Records
::::::::

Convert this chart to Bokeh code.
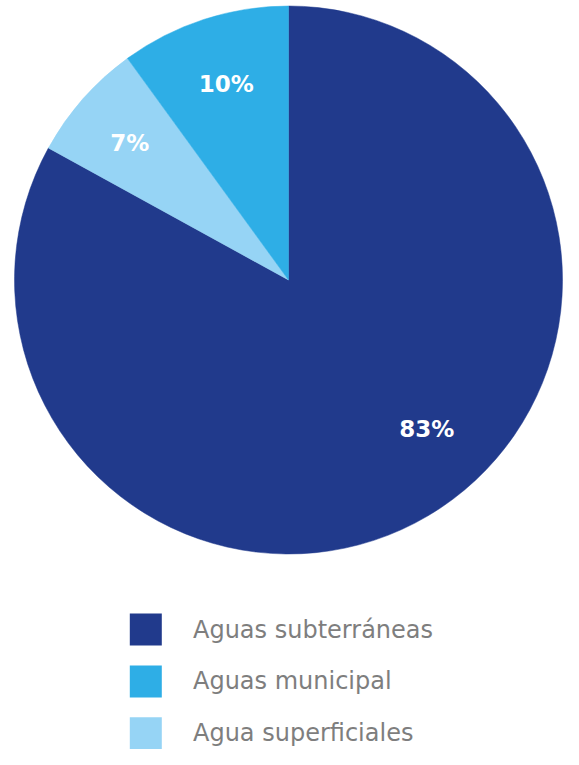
import math
from bokeh.plotting import figure
from bokeh.models import Range1d, ColumnDataSource
from bokeh.core.properties import value
from bokeh.embed import file_html
from bokeh.resources import INLINE

# ---- data ----
categories = ["Aguas subterráneas", "Agua superficiales", "Aguas municipal"]
shares = [83, 7, 10]
colors = ["#213A8C", "#96D4F5", "#2EAEE6"]
labels = ["83%", "7%", "10%"]

legend_order = ["Aguas subterráneas", "Aguas municipal", "Agua superficiales"]

# ---- layout (pixels, fitted into the 563x749 page area) ----
W, H = 563, 749
cx, cy_px, R = 288, 279.5, 274
label_r = [203, 210, 206]
label_angle_shift = [-12.3, -0.5, 0.4]  # degrees, clockwise-from-top adjustments

p = figure(width=W, height=H, output_backend="svg", toolbar_location=None,
           x_range=Range1d(0, W), y_range=Range1d(0, H), min_border=0)
p.axis.visible = False
p.grid.visible = False
p.outline_line_color = None
p.background_fill_color = "white"
p.border_fill_color = "white"

cy = H - cy_px
total = sum(shares)
start_cw = 0.0  # clockwise from top, degrees
starts, ends, lx, ly = [], [], [], []
for i, s in enumerate(shares):
    span = s / total * 360.0
    a0 = start_cw
    a1 = start_cw + span
    starts.append(math.radians(90 - a1))
    ends.append(math.radians(90 - a0))
    mid = (a0 + a1) / 2 + label_angle_shift[i]
    lx.append(cx + label_r[i] * math.sin(math.radians(mid)))
    ly.append(cy + label_r[i] * math.cos(math.radians(mid)))
    start_cw = a1

src = ColumnDataSource(dict(start=starts, end=ends, color=colors, cat=categories))
p.wedge(x=cx, y=cy, radius=R, radius_units="screen", start_angle="start", end_angle="end",
        fill_color="color", line_color="color", line_width=0.5, source=src)

p.text(x=lx, y=ly, text=labels, text_color="white", text_font=value("DejaVu Sans"),
       text_font_style="bold", text_font_size="23px", text_align="center",
       text_baseline="middle")

# legend
leg_y_px = [629.1, 680.9, 732.8]
sq = 32
for j, name in enumerate(legend_order):
    col = colors[categories.index(name)]
    yy = H - leg_y_px[j]
    p.rect(x=129.3 + sq / 2, y=yy, width=sq, height=sq, fill_color=col, line_color=None)
    p.text(x=[192.5], y=[yy], text=[name], text_color="#7E7E7E", text_font=value("DejaVu Sans"),
           text_font_size="24px", text_baseline="middle", text_align="left")

open("out.html", "w").write(file_html(p, INLINE))
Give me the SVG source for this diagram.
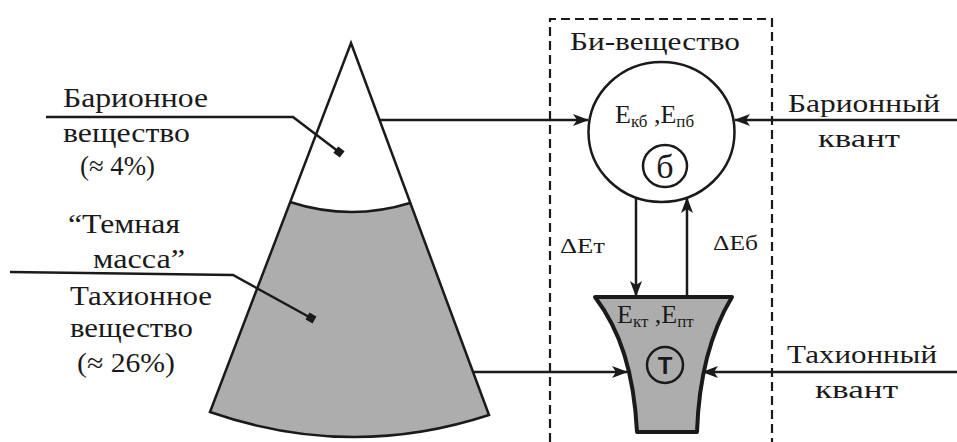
<svg xmlns="http://www.w3.org/2000/svg" width="957" height="442" viewBox="0 0 957 442">
<style>
text{font-family:"Liberation Serif","Times New Roman",serif;fill:#1a1a1a}
.lbl{font-size:27px}
.rl{font-size:26px}
.sub{font-size:17px}
.ln{stroke:#1a1a1a;stroke-width:2.5;fill:none}
.dash{stroke:#1a1a1a;stroke-width:2.2;fill:none;stroke-dasharray:9 5}
</style>
<defs>
<marker id="ah" viewBox="0 0 16 12" refX="15" refY="6" markerWidth="16" markerHeight="12" markerUnits="userSpaceOnUse" orient="auto">
<path d="M0,0 L16,6 L0,12 L4,6 Z" fill="#1a1a1a"/>
</marker>
</defs>

<g id="cone">
<path d="M290,202 Q350,221.5 410,203 L489,415 Q350,460.5 210,412 Z" fill="#adadad"/>
<path d="M351,43 L489,415 Q350,460.5 210,412 Z" class="ln"/>
<path d="M290,202 Q350,221.5 410,203" class="ln"/>
</g>

<g id="baryon-label">
<text class="lbl" x="63" y="107" textLength="145" lengthAdjust="spacingAndGlyphs">Барионное</text>
<text class="lbl" x="63" y="142" textLength="127" lengthAdjust="spacingAndGlyphs">вещество</text>
<text class="lbl" x="80" y="175" textLength="75" lengthAdjust="spacingAndGlyphs">(≈ 4%)</text>
<path d="M46,117 L293,117 L339,152" class="ln" stroke-width="2.2"/>
<rect x="335" y="148" width="8" height="8" fill="#1a1a1a" transform="rotate(37 339 152)"/>
</g>

<g id="tachyon-label">
<text class="lbl" x="68" y="233" textLength="112" lengthAdjust="spacingAndGlyphs">“Темная</text>
<text class="lbl" x="93" y="268" textLength="92" lengthAdjust="spacingAndGlyphs">масса”</text>
<text class="lbl" x="70" y="305" textLength="142" lengthAdjust="spacingAndGlyphs">Тахионное</text>
<text class="lbl" x="70" y="337" textLength="123" lengthAdjust="spacingAndGlyphs">вещество</text>
<text class="lbl" x="77" y="372" textLength="98" lengthAdjust="spacingAndGlyphs">(≈ 26%)</text>
<path d="M10,272 L233,275 L311,318" class="ln" stroke-width="2.2"/>
<rect x="307" y="314" width="8" height="8" fill="#1a1a1a" transform="rotate(29 311 318)"/>
</g>

<g id="bi-substance">
<path d="M550,442 L550,19 L772,19 L772,442" class="dash"/>
<text class="rl" x="570" y="50" textLength="170" lengthAdjust="spacingAndGlyphs">Би-вещество</text>
</g>

<g id="baryon-node">
<ellipse cx="661.5" cy="132" rx="73" ry="70" class="ln"/>
<text x="615" y="123" font-size="26">E<tspan class="sub" dy="4">кб</tspan><tspan dy="-4"> ,E</tspan><tspan class="sub" dy="4">пб</tspan></text>
<ellipse cx="665" cy="166" rx="22" ry="21" class="ln" stroke-width="2.3"/>
<text x="665" y="178" font-size="34" text-anchor="middle">б</text>
</g>

<g id="tachyon-node">
<path d="M595,297 L732,297 C712,330 699,372 697,432 L637,432 C634,372 620,330 595,297 Z" fill="#adadad" stroke="#1a1a1a" stroke-width="4" stroke-linejoin="round"/>
<text x="617" y="323" font-size="26">E<tspan class="sub" dy="4">кт</tspan><tspan dy="-4"> ,E</tspan><tspan class="sub" dy="4">пт</tspan></text>
<circle cx="665" cy="365" r="18" class="ln"/>
<text x="665" y="374" font-size="24" font-weight="bold" text-anchor="middle" style="font-family:'Liberation Sans',Arial,sans-serif">Т</text>
</g>

<g id="quanta-labels">
<text class="rl" x="788" y="112" textLength="152" lengthAdjust="spacingAndGlyphs">Барионный</text>
<text class="rl" x="818" y="147" textLength="82" lengthAdjust="spacingAndGlyphs">квант</text>
<text class="rl" x="787" y="363" textLength="150" lengthAdjust="spacingAndGlyphs">Тахионный</text>
<text class="rl" x="815" y="398" textLength="83" lengthAdjust="spacingAndGlyphs">квант</text>
<text x="560" y="253" font-size="22" textLength="45" lengthAdjust="spacingAndGlyphs">ΔEт</text>
<text x="713" y="250" font-size="22" textLength="45" lengthAdjust="spacingAndGlyphs">ΔEб</text>
</g>

<g id="connectors">
<line x1="380" y1="120" x2="588" y2="120" class="ln" stroke-width="2.2" marker-end="url(#ah)"/>
<line x1="957" y1="120" x2="735" y2="120" class="ln" stroke-width="3" marker-end="url(#ah)"/>
<line x1="473" y1="372" x2="627" y2="372" class="ln" stroke-width="2.2" marker-end="url(#ah)"/>
<line x1="957" y1="372" x2="703" y2="372" class="ln" stroke-width="3" marker-end="url(#ah)"/>
<line x1="636" y1="198" x2="636" y2="296" class="ln" stroke-width="2.2" marker-end="url(#ah)"/>
<line x1="687" y1="296" x2="687" y2="198" class="ln" stroke-width="2.2" marker-end="url(#ah)"/>
</g>
</svg>
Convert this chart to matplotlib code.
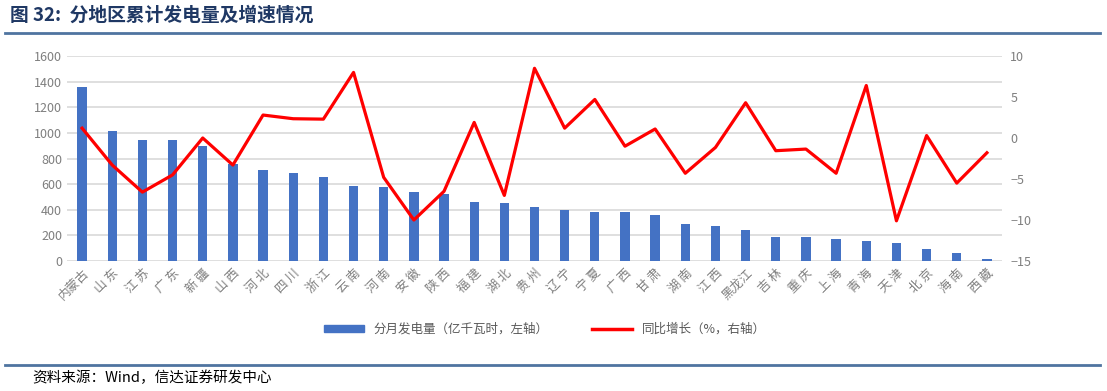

::::::::

◆ **Your goal**:
From the listing, copy every line where the string "code" appears.

◆ **Problem solution**:
Convert this chart to Bokeh code.
Convert this chart to matplotlib code.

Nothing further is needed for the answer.